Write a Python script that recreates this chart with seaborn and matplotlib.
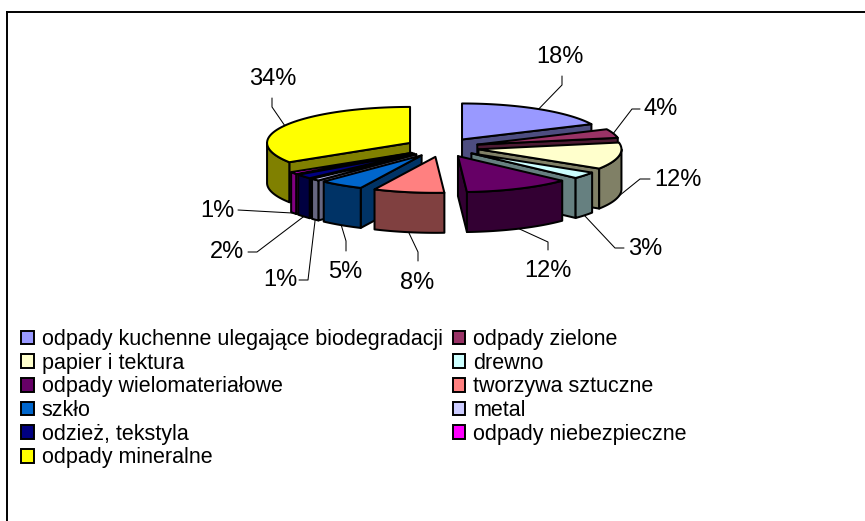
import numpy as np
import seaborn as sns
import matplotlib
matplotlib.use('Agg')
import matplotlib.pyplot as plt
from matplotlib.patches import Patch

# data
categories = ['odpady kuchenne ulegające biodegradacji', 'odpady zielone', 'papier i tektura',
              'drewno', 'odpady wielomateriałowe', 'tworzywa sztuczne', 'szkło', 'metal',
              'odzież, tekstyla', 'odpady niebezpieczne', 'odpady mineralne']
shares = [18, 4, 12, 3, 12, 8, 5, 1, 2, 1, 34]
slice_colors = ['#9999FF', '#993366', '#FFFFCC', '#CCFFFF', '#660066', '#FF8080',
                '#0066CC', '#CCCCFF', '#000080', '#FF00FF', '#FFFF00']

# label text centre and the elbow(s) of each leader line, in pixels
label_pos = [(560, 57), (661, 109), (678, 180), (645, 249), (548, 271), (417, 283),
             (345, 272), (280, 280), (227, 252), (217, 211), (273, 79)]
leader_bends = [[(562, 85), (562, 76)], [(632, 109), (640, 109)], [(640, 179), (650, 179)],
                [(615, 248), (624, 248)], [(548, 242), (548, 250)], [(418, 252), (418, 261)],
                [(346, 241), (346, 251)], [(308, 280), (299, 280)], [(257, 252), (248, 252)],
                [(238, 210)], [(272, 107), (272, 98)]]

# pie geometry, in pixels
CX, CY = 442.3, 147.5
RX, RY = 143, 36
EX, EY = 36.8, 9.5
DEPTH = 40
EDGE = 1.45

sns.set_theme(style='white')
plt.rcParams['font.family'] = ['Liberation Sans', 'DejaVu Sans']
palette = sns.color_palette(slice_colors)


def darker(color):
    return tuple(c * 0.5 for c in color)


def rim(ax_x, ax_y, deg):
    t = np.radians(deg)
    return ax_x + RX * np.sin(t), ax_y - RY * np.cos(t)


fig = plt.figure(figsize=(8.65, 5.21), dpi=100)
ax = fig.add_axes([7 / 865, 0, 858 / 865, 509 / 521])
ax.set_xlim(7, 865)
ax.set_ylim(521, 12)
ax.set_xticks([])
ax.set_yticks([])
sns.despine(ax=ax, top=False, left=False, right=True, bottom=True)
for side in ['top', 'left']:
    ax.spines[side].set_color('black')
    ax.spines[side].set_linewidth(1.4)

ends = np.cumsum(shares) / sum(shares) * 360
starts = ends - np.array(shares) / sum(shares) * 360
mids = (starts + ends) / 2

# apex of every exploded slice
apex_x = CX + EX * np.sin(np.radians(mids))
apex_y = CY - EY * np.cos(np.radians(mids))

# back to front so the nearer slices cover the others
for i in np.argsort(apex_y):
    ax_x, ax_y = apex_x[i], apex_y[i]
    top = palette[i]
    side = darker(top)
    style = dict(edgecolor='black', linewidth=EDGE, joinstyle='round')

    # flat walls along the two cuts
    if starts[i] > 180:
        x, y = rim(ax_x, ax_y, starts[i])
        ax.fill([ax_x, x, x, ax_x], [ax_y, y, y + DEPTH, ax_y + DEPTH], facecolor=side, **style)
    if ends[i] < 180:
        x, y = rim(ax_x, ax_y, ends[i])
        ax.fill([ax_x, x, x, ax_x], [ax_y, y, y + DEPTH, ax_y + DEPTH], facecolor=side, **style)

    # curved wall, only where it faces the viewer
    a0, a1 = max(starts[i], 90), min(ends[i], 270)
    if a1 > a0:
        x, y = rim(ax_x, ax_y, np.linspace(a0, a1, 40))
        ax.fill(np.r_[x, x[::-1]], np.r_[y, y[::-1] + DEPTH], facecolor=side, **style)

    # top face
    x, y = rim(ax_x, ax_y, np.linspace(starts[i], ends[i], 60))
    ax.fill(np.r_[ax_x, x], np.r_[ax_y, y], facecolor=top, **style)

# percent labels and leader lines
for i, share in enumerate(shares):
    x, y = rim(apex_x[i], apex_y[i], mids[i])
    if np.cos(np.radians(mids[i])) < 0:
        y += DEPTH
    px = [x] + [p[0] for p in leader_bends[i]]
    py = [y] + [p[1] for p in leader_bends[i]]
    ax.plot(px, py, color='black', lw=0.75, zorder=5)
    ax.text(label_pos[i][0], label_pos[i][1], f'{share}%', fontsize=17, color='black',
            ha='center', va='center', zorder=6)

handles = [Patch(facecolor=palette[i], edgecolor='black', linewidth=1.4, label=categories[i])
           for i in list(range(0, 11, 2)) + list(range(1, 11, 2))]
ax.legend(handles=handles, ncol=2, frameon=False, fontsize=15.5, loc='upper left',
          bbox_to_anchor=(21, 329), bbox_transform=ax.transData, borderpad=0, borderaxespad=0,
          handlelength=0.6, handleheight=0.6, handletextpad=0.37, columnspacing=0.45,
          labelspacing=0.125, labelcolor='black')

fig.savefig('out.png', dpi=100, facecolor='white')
══════════
Count the lines above that contain the word "matplotlib". Give only the number.

## Task response
5